Jared Spool's article, http://www.uie.com/articles/search_results_part2/, has some interesting results from researching various companies' search results pages.

  1. Provide a lot of info in the results to support user tasks. He gives the example of price, distance, and room amenities for hotel searches, to support various types of customers. For us, I think that means providing axes of information about the content in the initial results page, which we do fairly well. At some point, including lens information, ratings and reviews will probably be important.
  2. No one ever complains that the page has too many results -- 10 per page can be limiting, but I think right now performance issues force us to limit the UI.
  3. Most relevant results should be first. Well that is obvious. But the interesting result is that people stop searching down if irrelevant results appear (relevancy threshhold).

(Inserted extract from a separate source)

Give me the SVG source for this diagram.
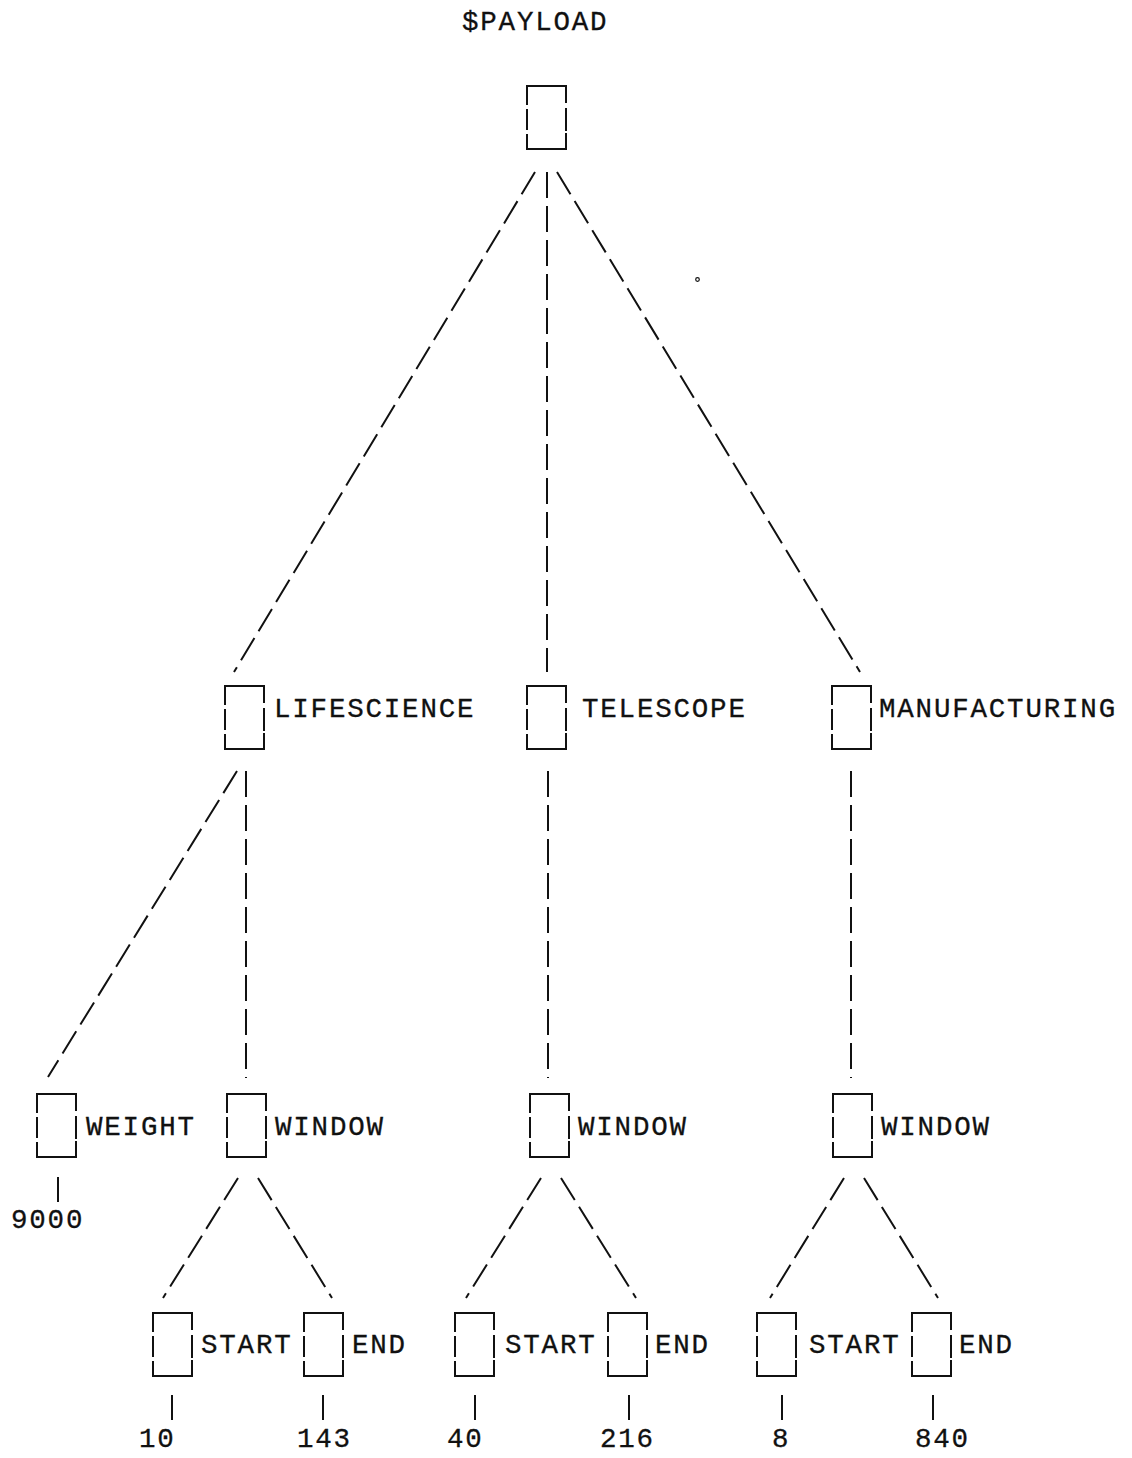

As we get textbook searchers, we really need to reconsider how often modules are obscuring collection results that may be more relevant to the searcher.
  4. Eliminate wacko results. Just thought the psychology here was interesting. Programmers see wacko results as a weird corner case of an algorithm, but searchers see them like Tourette's syndrom (Spool's term) -- random results inserted into an otherwise sane response -- and it makes them not trust the other results.
  5. Prevent pogosticking -- The more times someone goes to look at content and comes back to the search results (which Spool calls pogosticking), the less likely they are to ultimately find what they want. (I think that this would be a good stats problem for our new book -- probability of success given Y pogos) Preventing this is related to the "Provide a good scent in the initial display).